Police were called to break up a fight between a group of high school students during a record-breaking heatwave. The fight had died down when officers arrived. Then one of the policemen grabbed Roniah Trotter and held her face down on the sidewalk while trying to arrest her...
“My face was burning. I have never felt nothing so hot,” Roniah said, recalling how she screamed for help and felt like she was going to pass out. “When they did eventually get me off the floor, the pavement had burned my skin off." (image of her arm after incident + scars today)
Instead of taking Roniah to the hospital, police put gauze on her wounds and arrested her, taking her to the precinct.

She was booked for assaulting numerous officers + resisting arrest.

Her mom took her to the ER the next day and they diagnosed her with second-degree burns.
Phoenix police told me Roniah was “aggressive and refused to listen to the officer” and that the arrest + use of force were justified.

Spokesperson said there were no policy violations when officers burned the skin off of a teenager who had been involved in an afterschool fight
There was a record-breaking 113F heatwave that day.

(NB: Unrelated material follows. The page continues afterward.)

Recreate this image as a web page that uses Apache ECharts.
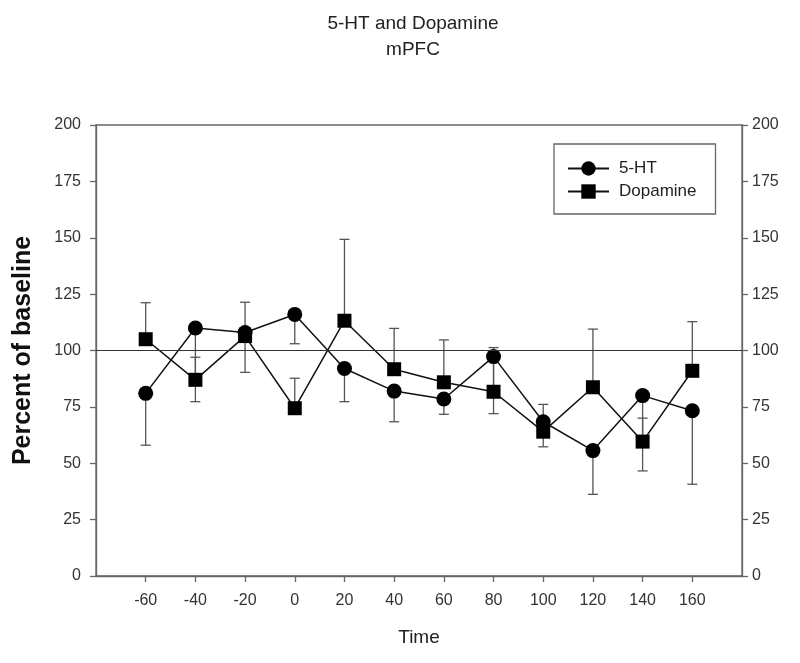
<!DOCTYPE html>
<html><head><meta charset="utf-8">
<script src="https://cdn.jsdelivr.net/npm/echarts@6/dist/echarts.min.js"></script>
<style>html,body{margin:0;padding:0;background:#fff}#c{width:800px;height:663px}</style>
</head><body><div id="c"></div>
<script>
const timeX = [-60, -40, -20, 0, 20, 40, 60, 80, 100, 120, 140, 160];
const ht5 = [81, 110, 108, 116, 92, 82, 78.5, 97.3, 68.4, 55.6, 80, 73.3];
const ht5ErrEnd = [58, 77.3, 90.3, 103, 77.3, 68.4, 71.7, 72, 57.3, 36.2, 46.6, 40.7];
const dopamine = [105, 87, 106.4, 74.4, 113.2, 91.7, 85.9, 81.7, 64, 83.7, 59.6, 91];
const dopErrEnd = [121.2, 97, 121.4, 87.7, 149.3, 109.8, 104.7, 101.3, 76.1, 109.5, 70, 112.8];

const FONT = "'Liberation Sans', Arial, sans-serif";
const AX = '#666';

function errData(vals, ends) { return timeX.map((x, i) => [x, vals[i], ends[i]]); }
function errRender(params, api) {
  const x = api.value(0), from = api.value(1), to = api.value(2);
  const p1 = api.coord([x, from]), p2 = api.coord([x, to]);
  const cw = 5;
  return {
    type: 'group',
    children: [
      { type: 'line', shape: { x1: p1[0], y1: p1[1], x2: p2[0], y2: p2[1] }, style: { stroke: '#555', lineWidth: 1.3 } },
      { type: 'line', shape: { x1: p2[0] - cw, y1: p2[1], x2: p2[0] + cw, y2: p2[1] }, style: { stroke: '#555', lineWidth: 1.3 } }
    ]
  };
}

const yAxisBase = {
  type: 'value', min: 0, max: 200, interval: 25,
  splitLine: { show: false },
  axisLine: { show: true, onZero: false, lineStyle: { color: AX, width: 1.3 } },
  axisTick: { show: true, inside: false, length: 6, lineStyle: { color: AX, width: 1.3 } },
  axisLabel: { color: '#333', fontSize: 16, fontFamily: FONT, margin: 15 }
};

const chart = echarts.init(document.getElementById('c'), null, { renderer: 'canvas' });
chart.setOption({
  animation: false,
  backgroundColor: '#fff',
  title: {
    text: '5-HT and Dopamine\nmPFC', left: 408, top: 6, textAlign: 'center',
    textStyle: { fontFamily: FONT, fontSize: 19, fontWeight: 'normal', color: '#222', lineHeight: 26 }
  },
  grid: { left: 96, right: 58, top: 125, bottom: 87, show: true, borderColor: AX, borderWidth: 1.3, backgroundColor: 'transparent' },
  legend: {
    left: 554, top: 144, orient: 'vertical',
    itemWidth: 41, itemHeight: 18, itemGap: 6,
    padding: [16, 19, 14, 13],
    borderColor: AX, borderWidth: 1.3, backgroundColor: '#fff',
    textStyle: { fontFamily: FONT, fontSize: 17, color: '#222', padding: [0, 0, 0, 5] },
    data: ['5-HT', 'Dopamine']
  },
  xAxis: {
    type: 'value', min: -80, max: 180, interval: 20,
    name: 'Time', nameLocation: 'middle', nameGap: 52,
    nameTextStyle: { fontFamily: FONT, fontSize: 19, color: '#222' },
    splitLine: { show: false },
    axisLine: { show: true, onZero: false, lineStyle: { color: AX, width: 1.3 } },
    axisTick: { show: true, inside: false, length: 6, lineStyle: { color: AX, width: 1.3 } },
    axisLabel: { color: '#333', fontSize: 16, fontFamily: FONT, margin: 17, showMinLabel: false, showMaxLabel: false }
  },
  yAxis: [
    Object.assign({}, yAxisBase, {
      position: 'left',
      name: 'Percent of baseline', nameLocation: 'middle', nameGap: 60,
      nameTextStyle: { fontFamily: FONT, fontSize: 25, fontWeight: 'bold', color: '#111' }
    }),
    Object.assign({}, yAxisBase, { position: 'right', axisLabel: Object.assign({}, yAxisBase.axisLabel, { margin: 10 }) })
  ],
  series: [
    { type: 'custom', name: 'err5ht', renderItem: errRender, data: errData(ht5, ht5ErrEnd), z: 1, silent: true },
    { type: 'custom', name: 'errDA', renderItem: errRender, data: errData(dopamine, dopErrEnd), z: 1, silent: true },
    {
      type: 'line', name: '5-HT', data: timeX.map((x, i) => [x, ht5[i]]), z: 3,
      symbol: 'circle', symbolSize: 15,
      lineStyle: { color: '#111', width: 1.5 }, itemStyle: { color: '#000' },
      markLine: {
        silent: true, symbol: 'none', label: { show: false },
        lineStyle: { color: '#333', width: 1.2, type: 'solid' },
        data: [{ yAxis: 100 }]
      }
    },
    {
      type: 'line', name: 'Dopamine', data: timeX.map((x, i) => [x, dopamine[i]]), z: 3,
      symbol: 'rect', symbolSize: 14,
      lineStyle: { color: '#111', width: 1.5 }, itemStyle: { color: '#000' }
    }
  ]
});
</script></body></html>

Phoenix gets so hot that the city has law banning dogs from hiking trails when temps are above 100F so the pets don't burn their feet.

But there does not seem to be any police policy to prevent officers from burning civilians.
“In a city that is aware of the danger these temps pose to animals, it’s absurd they haven’t created policies within their dept to protect residents" -civil rights lawyer Heather Hamel. “They have this idea that the ends justify the means, no matter how brutal those means are."
Hamel said it was hard to imagine this type of brutal arrest against white high schoolers: “The response would’ve been to laugh it off and say, ‘You guys are done now.' ... White youth are seen as innocent and in need of nurturing and care. All children should be seen that way.”
It's hard to overstate how much this arrest + aftermath have impacted Roniah. “I was the victim … but I realized the cops can just make the story be what it really wasn’t.” She worried about her dreams of nursing school: “No one’s gonna wanna hire a nurse who beats the police.”
Roniah, now 18, is a dancer and aspiring nurse who struggles to wear clothes that show her skin + scars: “It bothers me a lot. My family has been a big help, reminding me I’m beautiful, saying, ‘Don’t let that stop you from showing off your beautiful skin.’”
Roniah told me she is reminded of her arrest on a daily basis, when anyone asks about her scars or when she sees news of others abused or killed by police:

“It replays and replays in my head all the time,” she said. “It’s never going to go away.”